Problem to solve:
Copy all lines below exactly as written. Leave pictures out.

Information shown:
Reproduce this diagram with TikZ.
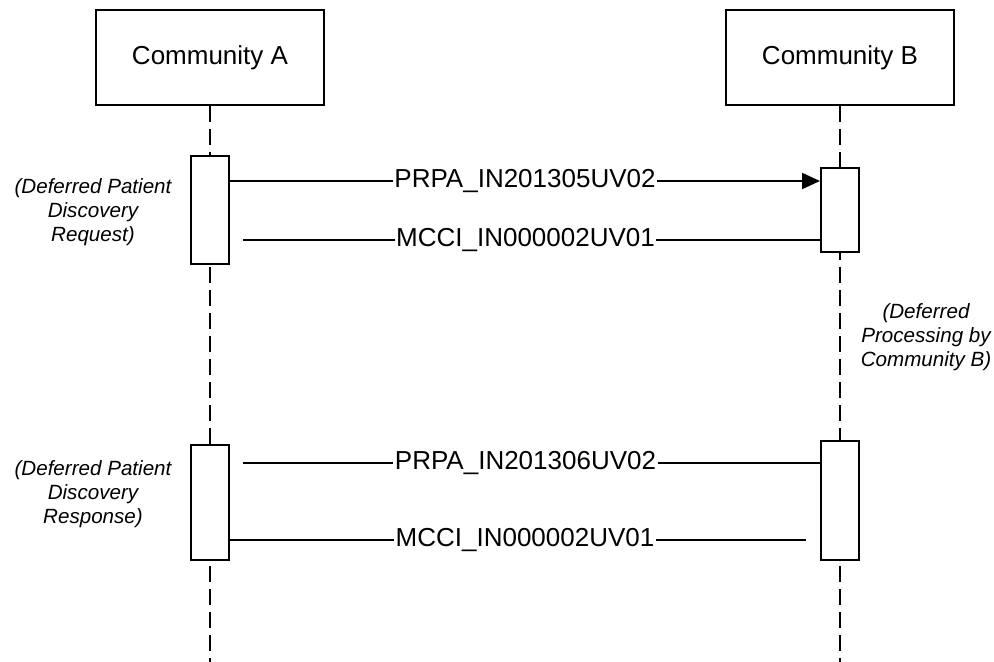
\documentclass[tikz,border=0pt]{standalone}
\usepackage{fontspec}
\setmainfont{Liberation Sans}
\usetikzlibrary{arrows.meta}
\tikzset{
  actor/.style={draw, line width=1pt, fill=white, minimum width=114pt, minimum height=47.5pt,
    font=\fontsize{13}{15.6}\selectfont},
  activation/.style={draw, line width=1pt, fill=white, minimum width=19pt, inner sep=0pt},
  lifeline/.style={line width=1pt, dash pattern=on 8pt off 3.5pt},
  msg/.style={line width=1pt},
  msglabel/.style={fill=white, inner xsep=0.8pt, inner ysep=1pt, font=\fontsize{13}{15.6}\selectfont},
  note/.style={align=center, font=\fontsize{10.3}{12}\selectfont\itshape}
}
\begin{document}
\begin{tikzpicture}[x=0.5pt, y=-0.5pt]
    \useasboundingbox (0,0) rectangle (994,662);
    \node[actor] (commA) at (210,57.5) {Community A};
    \node[actor] (commB) at (840,57.5) {Community B};
    \coordinate (bottom) at (0,662);
    \draw[lifeline] (commA.south) -- (commA.south |- bottom);
    \draw[lifeline] (commB.south) -- (commB.south |- bottom);
    \node[activation, minimum height=54pt] (actA1) at (210,210) {};
    \node[activation, minimum height=42pt] (actB1) at (840,210) {};
    \node[activation, minimum height=57.5pt] (actA2) at (210,502.5) {};
    \node[activation, minimum height=59.5pt] (actB2) at (840,500.5) {};
    % request exchange
    \coordinate (req) at (0,181);
    \coordinate (ack1) at (243,240);
    \draw[msg, -{Triangle[length=9pt, width=8pt]}] (actA1.east |- req) -- node[msglabel]{PRPA\_IN201305UV02} (actB1.west |- req);
    \draw[msg] (actB1.west |- ack1) -- node[msglabel, xshift=-3pt]{MCCI\_IN000002UV01} (ack1);
    % response exchange
    \coordinate (resp) at (243,463);
    \coordinate (ack2) at (806,540);
    \draw[msg] (resp) -- node[msglabel, xshift=-3pt]{PRPA\_IN201306UV02} (actB2.west |- resp);
    \draw[msg] (actA2.east |- ack2) -- node[msglabel, xshift=3.5pt]{MCCI\_IN000002UV01} (ack2);
    \node[note] (noteReq) at (93,212) {(Deferred Patient\\Discovery\\Request)};
    \node[note] (noteProc) at (926,337) {(Deferred\\Processing by\\Community B)};
    \node[note] (noteResp) at (93,494) {(Deferred Patient\\Discovery\\Response)};
\end{tikzpicture}
\end{document}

Full answer:
Reproduce this diagram with TikZ.
\documentclass[tikz,border=0pt]{standalone}
\usepackage{fontspec}
\setmainfont{Liberation Sans}
\usetikzlibrary{arrows.meta}
\tikzset{
  actor/.style={draw, line width=1pt, fill=white, minimum width=114pt, minimum height=47.5pt,
    font=\fontsize{13}{15.6}\selectfont},
  activation/.style={draw, line width=1pt, fill=white, minimum width=19pt, inner sep=0pt},
  lifeline/.style={line width=1pt, dash pattern=on 8pt off 3.5pt},
  msg/.style={line width=1pt},
  msglabel/.style={fill=white, inner xsep=0.8pt, inner ysep=1pt, font=\fontsize{13}{15.6}\selectfont},
  note/.style={align=center, font=\fontsize{10.3}{12}\selectfont\itshape}
}
\begin{document}
\begin{tikzpicture}[x=0.5pt, y=-0.5pt]
    \useasboundingbox (0,0) rectangle (994,662);
    \node[actor] (commA) at (210,57.5) {Community A};
    \node[actor] (commB) at (840,57.5) {Community B};
    \coordinate (bottom) at (0,662);
    \draw[lifeline] (commA.south) -- (commA.south |- bottom);
    \draw[lifeline] (commB.south) -- (commB.south |- bottom);
    \node[activation, minimum height=54pt] (actA1) at (210,210) {};
    \node[activation, minimum height=42pt] (actB1) at (840,210) {};
    \node[activation, minimum height=57.5pt] (actA2) at (210,502.5) {};
    \node[activation, minimum height=59.5pt] (actB2) at (840,500.5) {};
    % request exchange
    \coordinate (req) at (0,181);
    \coordinate (ack1) at (243,240);
    \draw[msg, -{Triangle[length=9pt, width=8pt]}] (actA1.east |- req) -- node[msglabel]{PRPA\_IN201305UV02} (actB1.west |- req);
    \draw[msg] (actB1.west |- ack1) -- node[msglabel, xshift=-3pt]{MCCI\_IN000002UV01} (ack1);
    % response exchange
    \coordinate (resp) at (243,463);
    \coordinate (ack2) at (806,540);
    \draw[msg] (resp) -- node[msglabel, xshift=-3pt]{PRPA\_IN201306UV02} (actB2.west |- resp);
    \draw[msg] (actA2.east |- ack2) -- node[msglabel, xshift=3.5pt]{MCCI\_IN000002UV01} (ack2);
    \node[note] (noteReq) at (93,212) {(Deferred Patient\\Discovery\\Request)};
    \node[note] (noteProc) at (926,337) {(Deferred\\Processing by\\Community B)};
    \node[note] (noteResp) at (93,494) {(Deferred Patient\\Discovery\\Response)};
\end{tikzpicture}
\end{document}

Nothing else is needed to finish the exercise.